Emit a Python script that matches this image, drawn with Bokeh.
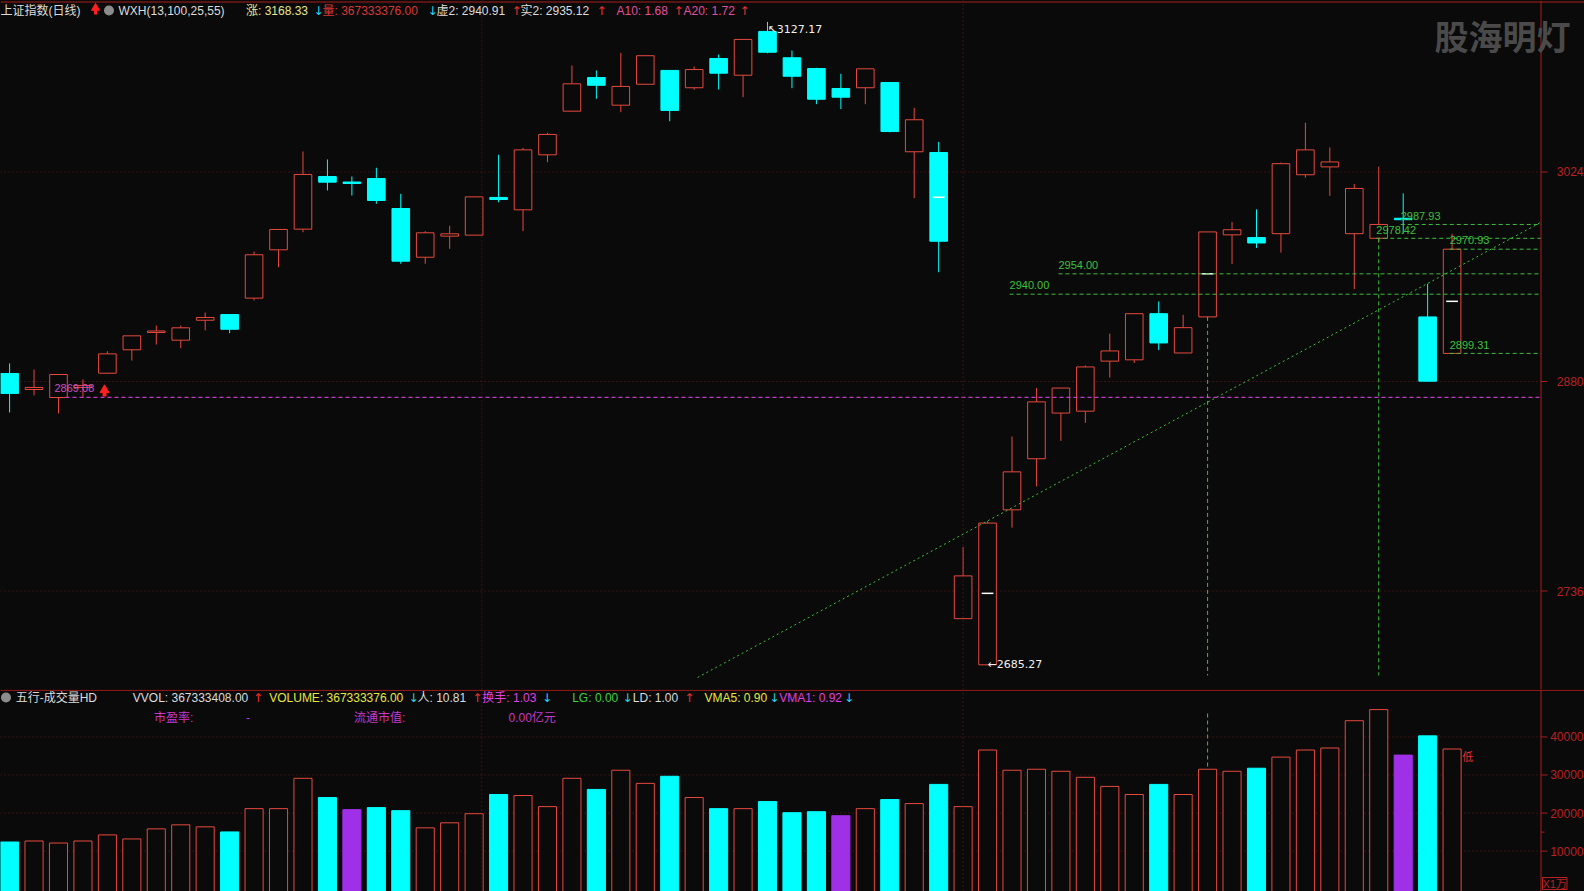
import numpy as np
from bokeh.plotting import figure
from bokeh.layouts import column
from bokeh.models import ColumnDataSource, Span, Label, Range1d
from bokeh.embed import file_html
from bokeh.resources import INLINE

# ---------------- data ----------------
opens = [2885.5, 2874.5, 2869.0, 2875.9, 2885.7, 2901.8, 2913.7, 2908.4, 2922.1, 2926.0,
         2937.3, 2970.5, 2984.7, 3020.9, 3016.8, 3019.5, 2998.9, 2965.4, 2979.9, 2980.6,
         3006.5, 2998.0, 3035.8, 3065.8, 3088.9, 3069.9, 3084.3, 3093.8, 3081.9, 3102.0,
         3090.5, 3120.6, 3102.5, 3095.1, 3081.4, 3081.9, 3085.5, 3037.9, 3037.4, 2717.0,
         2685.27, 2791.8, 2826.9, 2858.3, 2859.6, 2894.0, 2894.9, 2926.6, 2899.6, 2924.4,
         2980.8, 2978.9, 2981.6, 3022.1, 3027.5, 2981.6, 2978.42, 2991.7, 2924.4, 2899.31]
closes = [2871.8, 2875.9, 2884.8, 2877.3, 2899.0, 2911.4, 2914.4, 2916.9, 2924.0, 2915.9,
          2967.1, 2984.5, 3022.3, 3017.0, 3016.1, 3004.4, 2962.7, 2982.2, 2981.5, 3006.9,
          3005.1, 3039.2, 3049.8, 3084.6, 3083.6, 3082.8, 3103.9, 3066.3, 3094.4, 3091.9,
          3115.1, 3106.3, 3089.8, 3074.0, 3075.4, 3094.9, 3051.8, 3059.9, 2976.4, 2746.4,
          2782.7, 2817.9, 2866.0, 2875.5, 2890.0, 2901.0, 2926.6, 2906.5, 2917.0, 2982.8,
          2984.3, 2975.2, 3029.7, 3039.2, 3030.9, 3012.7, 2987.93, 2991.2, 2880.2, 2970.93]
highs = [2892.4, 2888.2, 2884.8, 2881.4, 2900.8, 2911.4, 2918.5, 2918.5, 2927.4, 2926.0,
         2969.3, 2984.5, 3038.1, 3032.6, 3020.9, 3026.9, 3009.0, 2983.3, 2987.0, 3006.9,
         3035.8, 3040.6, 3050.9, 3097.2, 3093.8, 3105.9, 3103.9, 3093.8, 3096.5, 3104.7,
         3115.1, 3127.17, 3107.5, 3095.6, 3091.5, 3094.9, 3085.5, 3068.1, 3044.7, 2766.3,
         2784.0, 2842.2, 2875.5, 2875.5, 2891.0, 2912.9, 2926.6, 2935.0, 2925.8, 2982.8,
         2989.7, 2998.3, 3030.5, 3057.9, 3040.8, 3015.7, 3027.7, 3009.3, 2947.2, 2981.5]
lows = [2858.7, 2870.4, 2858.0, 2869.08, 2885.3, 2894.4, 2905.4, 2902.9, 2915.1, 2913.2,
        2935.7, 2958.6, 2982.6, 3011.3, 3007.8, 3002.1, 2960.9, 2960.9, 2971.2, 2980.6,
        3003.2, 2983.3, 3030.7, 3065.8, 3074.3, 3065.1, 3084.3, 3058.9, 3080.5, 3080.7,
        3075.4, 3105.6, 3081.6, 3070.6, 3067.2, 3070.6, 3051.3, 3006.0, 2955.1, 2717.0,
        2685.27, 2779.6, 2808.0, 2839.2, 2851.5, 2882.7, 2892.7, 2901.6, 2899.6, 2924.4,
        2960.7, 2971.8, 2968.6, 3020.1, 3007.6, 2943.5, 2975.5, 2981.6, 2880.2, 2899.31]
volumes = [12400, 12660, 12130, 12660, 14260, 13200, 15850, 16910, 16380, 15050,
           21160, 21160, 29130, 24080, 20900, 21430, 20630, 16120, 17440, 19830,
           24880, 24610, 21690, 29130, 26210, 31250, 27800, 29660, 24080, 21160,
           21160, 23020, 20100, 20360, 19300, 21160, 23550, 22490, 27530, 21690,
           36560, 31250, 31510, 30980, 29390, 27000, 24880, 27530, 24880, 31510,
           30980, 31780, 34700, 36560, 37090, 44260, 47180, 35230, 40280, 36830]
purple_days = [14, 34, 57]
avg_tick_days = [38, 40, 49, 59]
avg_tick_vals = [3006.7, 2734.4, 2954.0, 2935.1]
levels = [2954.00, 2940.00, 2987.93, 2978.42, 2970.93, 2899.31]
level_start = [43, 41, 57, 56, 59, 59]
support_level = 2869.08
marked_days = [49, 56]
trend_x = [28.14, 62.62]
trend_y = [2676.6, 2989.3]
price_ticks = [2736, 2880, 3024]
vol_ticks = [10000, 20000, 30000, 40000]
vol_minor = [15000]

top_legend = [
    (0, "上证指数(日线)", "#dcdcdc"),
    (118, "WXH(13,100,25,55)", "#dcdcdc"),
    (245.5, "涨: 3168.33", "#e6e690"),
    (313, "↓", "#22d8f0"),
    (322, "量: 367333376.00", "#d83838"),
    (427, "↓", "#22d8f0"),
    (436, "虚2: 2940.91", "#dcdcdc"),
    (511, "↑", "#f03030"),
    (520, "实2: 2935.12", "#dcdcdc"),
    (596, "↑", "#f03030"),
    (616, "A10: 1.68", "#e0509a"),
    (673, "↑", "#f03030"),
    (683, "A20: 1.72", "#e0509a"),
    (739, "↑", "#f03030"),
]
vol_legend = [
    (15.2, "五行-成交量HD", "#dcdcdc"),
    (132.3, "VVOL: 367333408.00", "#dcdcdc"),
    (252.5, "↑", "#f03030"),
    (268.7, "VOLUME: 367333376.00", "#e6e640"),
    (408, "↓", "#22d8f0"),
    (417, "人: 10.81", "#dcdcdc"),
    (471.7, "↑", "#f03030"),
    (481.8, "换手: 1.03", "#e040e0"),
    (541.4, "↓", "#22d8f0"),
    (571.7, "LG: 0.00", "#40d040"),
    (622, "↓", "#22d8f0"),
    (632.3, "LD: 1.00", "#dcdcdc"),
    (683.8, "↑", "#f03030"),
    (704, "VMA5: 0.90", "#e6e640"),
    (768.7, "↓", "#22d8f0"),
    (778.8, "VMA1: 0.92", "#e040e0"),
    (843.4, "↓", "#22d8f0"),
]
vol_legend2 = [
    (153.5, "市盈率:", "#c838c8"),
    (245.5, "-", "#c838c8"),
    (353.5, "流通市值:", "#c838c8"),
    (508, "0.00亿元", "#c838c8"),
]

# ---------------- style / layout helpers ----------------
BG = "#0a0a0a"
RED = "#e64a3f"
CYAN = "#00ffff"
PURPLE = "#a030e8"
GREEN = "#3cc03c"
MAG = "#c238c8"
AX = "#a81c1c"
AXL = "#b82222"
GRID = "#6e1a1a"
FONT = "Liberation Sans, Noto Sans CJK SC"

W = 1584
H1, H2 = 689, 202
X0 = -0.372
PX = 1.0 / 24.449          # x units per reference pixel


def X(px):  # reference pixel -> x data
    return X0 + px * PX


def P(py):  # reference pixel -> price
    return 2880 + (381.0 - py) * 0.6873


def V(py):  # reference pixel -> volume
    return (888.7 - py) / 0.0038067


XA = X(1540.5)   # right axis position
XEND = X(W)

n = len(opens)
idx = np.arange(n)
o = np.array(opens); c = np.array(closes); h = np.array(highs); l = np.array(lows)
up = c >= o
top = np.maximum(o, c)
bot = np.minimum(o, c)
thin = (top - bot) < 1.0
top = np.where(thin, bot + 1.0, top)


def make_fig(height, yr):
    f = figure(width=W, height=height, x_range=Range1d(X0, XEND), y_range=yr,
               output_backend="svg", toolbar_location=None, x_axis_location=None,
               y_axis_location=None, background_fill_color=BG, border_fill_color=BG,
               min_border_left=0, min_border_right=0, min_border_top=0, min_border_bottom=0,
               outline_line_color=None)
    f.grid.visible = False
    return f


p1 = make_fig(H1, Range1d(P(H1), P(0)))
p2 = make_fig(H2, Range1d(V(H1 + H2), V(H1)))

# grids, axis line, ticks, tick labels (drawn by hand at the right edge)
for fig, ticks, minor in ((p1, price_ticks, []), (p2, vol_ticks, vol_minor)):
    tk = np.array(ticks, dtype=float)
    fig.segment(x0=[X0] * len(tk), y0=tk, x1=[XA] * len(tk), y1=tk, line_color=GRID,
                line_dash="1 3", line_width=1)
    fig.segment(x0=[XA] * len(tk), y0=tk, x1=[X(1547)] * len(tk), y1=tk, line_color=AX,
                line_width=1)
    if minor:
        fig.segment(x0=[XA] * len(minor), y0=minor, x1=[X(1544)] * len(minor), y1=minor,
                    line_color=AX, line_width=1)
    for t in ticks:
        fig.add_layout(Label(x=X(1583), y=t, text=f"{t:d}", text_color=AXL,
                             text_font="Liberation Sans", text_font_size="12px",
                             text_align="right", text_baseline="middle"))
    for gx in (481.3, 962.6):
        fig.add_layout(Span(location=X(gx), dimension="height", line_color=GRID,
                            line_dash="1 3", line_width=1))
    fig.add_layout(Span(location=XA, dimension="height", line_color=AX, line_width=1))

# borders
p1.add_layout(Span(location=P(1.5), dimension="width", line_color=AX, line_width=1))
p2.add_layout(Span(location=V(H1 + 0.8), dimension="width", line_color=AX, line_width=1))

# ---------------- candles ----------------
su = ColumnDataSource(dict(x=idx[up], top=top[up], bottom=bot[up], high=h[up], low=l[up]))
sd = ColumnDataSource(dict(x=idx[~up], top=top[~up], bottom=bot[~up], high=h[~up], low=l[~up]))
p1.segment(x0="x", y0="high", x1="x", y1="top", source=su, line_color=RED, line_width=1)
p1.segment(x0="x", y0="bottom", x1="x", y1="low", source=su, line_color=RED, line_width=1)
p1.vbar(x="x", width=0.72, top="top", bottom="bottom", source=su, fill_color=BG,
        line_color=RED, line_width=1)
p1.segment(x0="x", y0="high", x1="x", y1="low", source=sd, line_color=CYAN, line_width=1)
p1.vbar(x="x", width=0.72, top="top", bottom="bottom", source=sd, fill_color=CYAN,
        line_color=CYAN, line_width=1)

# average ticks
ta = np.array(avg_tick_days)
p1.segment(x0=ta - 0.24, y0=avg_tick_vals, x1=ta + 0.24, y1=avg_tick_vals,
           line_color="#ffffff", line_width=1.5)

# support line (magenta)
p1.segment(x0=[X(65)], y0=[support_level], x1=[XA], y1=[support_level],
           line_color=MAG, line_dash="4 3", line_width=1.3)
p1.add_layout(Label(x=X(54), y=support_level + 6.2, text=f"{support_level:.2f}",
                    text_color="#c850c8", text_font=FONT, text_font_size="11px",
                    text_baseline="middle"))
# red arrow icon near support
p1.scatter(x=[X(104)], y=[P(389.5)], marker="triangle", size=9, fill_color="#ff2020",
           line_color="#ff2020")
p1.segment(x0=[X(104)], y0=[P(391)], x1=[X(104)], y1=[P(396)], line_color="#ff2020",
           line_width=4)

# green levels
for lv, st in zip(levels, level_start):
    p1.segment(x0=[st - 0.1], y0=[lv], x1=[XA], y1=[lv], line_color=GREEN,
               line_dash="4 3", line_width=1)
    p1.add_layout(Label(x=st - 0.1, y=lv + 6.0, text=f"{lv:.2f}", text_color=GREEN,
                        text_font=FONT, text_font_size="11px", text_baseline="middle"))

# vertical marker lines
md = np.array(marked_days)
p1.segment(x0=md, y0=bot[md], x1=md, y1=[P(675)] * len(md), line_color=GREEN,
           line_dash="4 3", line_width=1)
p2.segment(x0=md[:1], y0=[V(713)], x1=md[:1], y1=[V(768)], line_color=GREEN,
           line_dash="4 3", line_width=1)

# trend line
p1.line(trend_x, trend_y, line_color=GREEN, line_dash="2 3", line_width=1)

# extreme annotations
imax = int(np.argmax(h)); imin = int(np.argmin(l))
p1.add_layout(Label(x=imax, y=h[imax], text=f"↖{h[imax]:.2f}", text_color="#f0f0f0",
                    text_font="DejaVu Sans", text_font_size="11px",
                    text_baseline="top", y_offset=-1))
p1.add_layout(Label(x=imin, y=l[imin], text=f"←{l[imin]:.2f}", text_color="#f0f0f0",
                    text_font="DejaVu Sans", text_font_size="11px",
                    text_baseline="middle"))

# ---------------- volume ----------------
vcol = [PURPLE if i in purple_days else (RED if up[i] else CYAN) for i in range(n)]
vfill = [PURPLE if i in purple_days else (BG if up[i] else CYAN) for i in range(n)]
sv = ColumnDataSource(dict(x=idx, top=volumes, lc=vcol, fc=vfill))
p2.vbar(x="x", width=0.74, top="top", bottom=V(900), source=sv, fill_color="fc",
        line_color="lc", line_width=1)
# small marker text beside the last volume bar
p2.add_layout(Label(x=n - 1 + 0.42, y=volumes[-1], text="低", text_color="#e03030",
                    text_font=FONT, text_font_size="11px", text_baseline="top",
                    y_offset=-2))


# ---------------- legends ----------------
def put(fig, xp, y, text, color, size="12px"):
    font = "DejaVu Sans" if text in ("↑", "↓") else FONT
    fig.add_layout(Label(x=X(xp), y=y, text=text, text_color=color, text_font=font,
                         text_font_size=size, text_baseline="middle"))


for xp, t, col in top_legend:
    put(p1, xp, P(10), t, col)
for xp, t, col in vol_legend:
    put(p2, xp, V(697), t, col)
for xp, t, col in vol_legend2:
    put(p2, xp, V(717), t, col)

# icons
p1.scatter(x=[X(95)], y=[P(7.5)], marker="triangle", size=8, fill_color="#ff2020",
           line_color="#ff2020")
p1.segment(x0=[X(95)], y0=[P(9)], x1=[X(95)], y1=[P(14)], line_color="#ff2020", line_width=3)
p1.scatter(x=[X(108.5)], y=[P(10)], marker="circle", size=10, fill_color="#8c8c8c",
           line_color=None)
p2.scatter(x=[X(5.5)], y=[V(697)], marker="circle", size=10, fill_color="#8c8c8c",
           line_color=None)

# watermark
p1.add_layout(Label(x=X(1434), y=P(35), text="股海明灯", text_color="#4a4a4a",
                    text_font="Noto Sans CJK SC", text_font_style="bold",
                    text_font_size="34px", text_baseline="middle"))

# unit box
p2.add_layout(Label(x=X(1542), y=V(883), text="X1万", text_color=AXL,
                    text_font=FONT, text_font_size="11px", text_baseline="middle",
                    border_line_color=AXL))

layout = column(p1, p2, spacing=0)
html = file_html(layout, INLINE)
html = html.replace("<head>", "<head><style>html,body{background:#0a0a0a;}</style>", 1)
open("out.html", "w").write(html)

────────────────

● SET PROBLEM: Reproduce the material above exactly, first line through the line that contains "from bokeh.resources import INLINE", minus the pictures.

● EXERCISE ANSWER:
Emit a Python script that matches this image, drawn with Bokeh.
import numpy as np
from bokeh.plotting import figure
from bokeh.layouts import column
from bokeh.models import ColumnDataSource, Span, Label, Range1d
from bokeh.embed import file_html
from bokeh.resources import INLINE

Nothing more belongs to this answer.